As much as I love oak trees, I’m not sad to see all these chewings. A huge infestation of insects would be a disaster, but healthy oaks can withstand a certain amount of insect nibbling. An oak can potentially be food for hundreds of species of insects, thereby making it an arboreal restaurant for bugs. And for bug-eating birds.

This is an intriguing fact to consider, especially when you’re shopping for a species of tree to plant in your back yard. A non-native species like Norway maple, Siberian elm, or Chinese gingko isn’t food for our local insects, and so will have leaves nice and neat, with fewer holes—but the bugs and therefore the birds go hungry.
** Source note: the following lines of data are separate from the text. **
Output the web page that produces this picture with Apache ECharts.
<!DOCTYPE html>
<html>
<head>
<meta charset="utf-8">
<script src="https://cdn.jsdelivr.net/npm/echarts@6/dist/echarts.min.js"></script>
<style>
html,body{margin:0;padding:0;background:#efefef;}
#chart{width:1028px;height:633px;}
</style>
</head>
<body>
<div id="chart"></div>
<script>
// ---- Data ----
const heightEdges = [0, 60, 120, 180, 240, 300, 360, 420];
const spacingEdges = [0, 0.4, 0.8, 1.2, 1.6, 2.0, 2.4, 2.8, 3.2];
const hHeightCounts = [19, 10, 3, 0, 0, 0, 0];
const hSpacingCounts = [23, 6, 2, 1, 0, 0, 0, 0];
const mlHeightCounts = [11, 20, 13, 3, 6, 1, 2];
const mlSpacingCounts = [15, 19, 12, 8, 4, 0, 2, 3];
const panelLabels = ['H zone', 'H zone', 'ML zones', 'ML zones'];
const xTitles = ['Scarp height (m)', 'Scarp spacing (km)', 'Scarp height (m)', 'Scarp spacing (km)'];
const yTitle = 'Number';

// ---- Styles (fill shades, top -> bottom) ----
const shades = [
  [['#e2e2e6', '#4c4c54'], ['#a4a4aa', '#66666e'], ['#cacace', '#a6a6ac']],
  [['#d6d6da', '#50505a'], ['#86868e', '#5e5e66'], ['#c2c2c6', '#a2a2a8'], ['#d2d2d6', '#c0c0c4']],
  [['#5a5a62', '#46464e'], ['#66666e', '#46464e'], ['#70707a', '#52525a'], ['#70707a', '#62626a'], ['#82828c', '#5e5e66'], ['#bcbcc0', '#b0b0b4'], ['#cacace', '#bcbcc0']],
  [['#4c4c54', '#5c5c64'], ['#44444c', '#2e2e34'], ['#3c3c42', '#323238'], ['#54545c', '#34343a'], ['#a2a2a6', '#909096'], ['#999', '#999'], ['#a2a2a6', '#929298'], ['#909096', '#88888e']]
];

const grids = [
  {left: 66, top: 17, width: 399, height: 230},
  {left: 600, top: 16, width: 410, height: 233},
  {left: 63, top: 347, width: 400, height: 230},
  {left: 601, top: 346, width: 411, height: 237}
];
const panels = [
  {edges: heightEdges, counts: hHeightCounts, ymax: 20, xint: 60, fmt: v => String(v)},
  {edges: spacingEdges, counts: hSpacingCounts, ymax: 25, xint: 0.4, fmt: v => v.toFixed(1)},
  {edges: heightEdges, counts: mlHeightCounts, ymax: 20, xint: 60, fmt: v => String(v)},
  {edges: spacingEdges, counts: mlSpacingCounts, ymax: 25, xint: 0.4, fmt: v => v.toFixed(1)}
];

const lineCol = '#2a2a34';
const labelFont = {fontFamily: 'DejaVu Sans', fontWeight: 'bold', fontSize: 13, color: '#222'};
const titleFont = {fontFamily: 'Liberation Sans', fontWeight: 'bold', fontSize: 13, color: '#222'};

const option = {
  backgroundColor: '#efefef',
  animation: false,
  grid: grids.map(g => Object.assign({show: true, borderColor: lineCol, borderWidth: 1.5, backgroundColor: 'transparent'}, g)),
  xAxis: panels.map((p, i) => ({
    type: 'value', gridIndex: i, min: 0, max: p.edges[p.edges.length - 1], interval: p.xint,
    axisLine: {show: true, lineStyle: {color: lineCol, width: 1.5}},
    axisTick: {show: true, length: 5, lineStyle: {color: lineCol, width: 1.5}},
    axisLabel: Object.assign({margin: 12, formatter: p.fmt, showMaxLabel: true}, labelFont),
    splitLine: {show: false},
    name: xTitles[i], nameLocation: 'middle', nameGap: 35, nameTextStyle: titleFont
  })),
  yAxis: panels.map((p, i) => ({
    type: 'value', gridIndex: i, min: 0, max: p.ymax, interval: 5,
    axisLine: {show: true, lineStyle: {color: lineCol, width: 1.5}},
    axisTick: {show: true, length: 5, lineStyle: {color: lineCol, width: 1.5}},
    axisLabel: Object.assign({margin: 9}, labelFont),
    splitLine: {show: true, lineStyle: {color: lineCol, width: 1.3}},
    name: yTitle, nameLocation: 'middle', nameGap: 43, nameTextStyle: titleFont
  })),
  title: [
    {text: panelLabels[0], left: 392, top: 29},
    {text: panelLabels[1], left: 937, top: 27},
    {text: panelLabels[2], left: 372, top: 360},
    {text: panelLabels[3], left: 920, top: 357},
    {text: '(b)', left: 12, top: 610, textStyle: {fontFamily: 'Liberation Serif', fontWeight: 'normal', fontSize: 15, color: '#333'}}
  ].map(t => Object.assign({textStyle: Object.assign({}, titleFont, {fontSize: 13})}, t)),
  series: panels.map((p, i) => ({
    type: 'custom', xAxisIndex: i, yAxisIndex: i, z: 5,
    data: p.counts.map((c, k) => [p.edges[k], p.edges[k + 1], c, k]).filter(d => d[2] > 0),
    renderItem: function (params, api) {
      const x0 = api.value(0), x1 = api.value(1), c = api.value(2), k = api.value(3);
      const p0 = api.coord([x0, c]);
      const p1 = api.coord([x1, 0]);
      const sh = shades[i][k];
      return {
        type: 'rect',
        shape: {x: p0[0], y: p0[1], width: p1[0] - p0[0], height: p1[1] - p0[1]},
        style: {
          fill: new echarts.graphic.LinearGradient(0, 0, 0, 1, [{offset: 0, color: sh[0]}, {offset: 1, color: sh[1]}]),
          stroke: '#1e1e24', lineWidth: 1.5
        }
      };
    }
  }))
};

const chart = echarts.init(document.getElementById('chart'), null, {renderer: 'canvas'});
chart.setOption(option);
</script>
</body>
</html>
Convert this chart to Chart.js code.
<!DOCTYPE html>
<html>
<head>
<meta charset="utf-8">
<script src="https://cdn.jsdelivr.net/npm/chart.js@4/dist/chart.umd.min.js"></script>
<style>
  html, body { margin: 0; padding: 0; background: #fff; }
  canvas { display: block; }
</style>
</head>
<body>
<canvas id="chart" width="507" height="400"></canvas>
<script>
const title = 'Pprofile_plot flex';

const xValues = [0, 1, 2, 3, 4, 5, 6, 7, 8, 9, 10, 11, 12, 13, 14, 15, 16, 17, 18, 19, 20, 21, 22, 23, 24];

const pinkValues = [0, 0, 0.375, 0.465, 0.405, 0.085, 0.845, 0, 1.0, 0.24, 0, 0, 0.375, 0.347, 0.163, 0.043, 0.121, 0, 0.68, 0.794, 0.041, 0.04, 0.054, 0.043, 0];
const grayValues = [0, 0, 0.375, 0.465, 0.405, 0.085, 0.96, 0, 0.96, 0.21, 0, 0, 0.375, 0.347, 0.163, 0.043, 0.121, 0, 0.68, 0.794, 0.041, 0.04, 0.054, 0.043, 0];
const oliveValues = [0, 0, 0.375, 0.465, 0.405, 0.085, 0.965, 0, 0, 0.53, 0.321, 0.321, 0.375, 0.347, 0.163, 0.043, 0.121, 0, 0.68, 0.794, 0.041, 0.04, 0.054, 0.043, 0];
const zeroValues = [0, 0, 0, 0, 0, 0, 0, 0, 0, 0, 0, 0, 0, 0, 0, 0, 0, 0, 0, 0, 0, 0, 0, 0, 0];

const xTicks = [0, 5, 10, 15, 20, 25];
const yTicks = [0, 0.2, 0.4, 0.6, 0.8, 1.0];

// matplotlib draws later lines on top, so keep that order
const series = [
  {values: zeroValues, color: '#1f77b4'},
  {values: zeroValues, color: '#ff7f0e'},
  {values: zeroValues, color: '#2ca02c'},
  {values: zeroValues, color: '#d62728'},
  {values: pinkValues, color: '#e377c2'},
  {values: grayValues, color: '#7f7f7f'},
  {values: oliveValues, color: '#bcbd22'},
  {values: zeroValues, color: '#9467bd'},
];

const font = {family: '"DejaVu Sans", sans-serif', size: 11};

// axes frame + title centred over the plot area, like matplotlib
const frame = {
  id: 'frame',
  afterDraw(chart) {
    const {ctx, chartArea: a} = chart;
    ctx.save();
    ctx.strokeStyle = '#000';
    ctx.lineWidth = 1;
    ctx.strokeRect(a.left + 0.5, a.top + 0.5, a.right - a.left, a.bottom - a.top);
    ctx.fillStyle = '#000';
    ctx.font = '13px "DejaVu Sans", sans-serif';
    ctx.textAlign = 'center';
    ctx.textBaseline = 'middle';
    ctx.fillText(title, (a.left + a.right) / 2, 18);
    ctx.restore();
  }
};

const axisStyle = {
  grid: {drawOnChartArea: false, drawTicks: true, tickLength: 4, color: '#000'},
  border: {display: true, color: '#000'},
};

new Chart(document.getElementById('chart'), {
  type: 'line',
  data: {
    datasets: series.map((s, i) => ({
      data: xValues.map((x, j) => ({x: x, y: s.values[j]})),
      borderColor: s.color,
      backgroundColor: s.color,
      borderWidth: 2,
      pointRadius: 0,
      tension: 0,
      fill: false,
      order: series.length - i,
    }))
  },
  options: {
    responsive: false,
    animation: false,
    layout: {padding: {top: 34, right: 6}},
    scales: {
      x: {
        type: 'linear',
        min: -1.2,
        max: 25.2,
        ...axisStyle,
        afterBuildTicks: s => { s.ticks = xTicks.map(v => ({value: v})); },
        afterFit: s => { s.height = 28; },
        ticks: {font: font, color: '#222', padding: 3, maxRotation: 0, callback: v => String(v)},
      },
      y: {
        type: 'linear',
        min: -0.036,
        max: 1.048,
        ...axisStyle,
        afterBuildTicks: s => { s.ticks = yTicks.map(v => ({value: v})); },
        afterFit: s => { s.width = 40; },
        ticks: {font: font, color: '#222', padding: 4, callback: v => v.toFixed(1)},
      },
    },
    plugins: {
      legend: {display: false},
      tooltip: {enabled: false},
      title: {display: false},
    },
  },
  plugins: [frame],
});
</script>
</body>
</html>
It requires a revolutionary gardener to welcome munching caterpillars, leaf miners, and beetles into the garden and the forest. It’s hard to turn your head and look away from holes in the very leaves you’ve so carefully nurtured. But that’s the way nature works. Want to see butterflies? You must welcome caterpillars. Want to see warblers? Allow the insects they feed on to share your turf.

Oaks, perhaps more than any other trees, provide a huge amount of nutrition to the ecosystem of the forest or the back yard. Not just the acorns, which are high-quality nutrition for dozens of species of wildlife. Every oak leaf is a potential feast for the insects of summer and fall, and so oak leaves offer the promise of a feast for the birds of spring.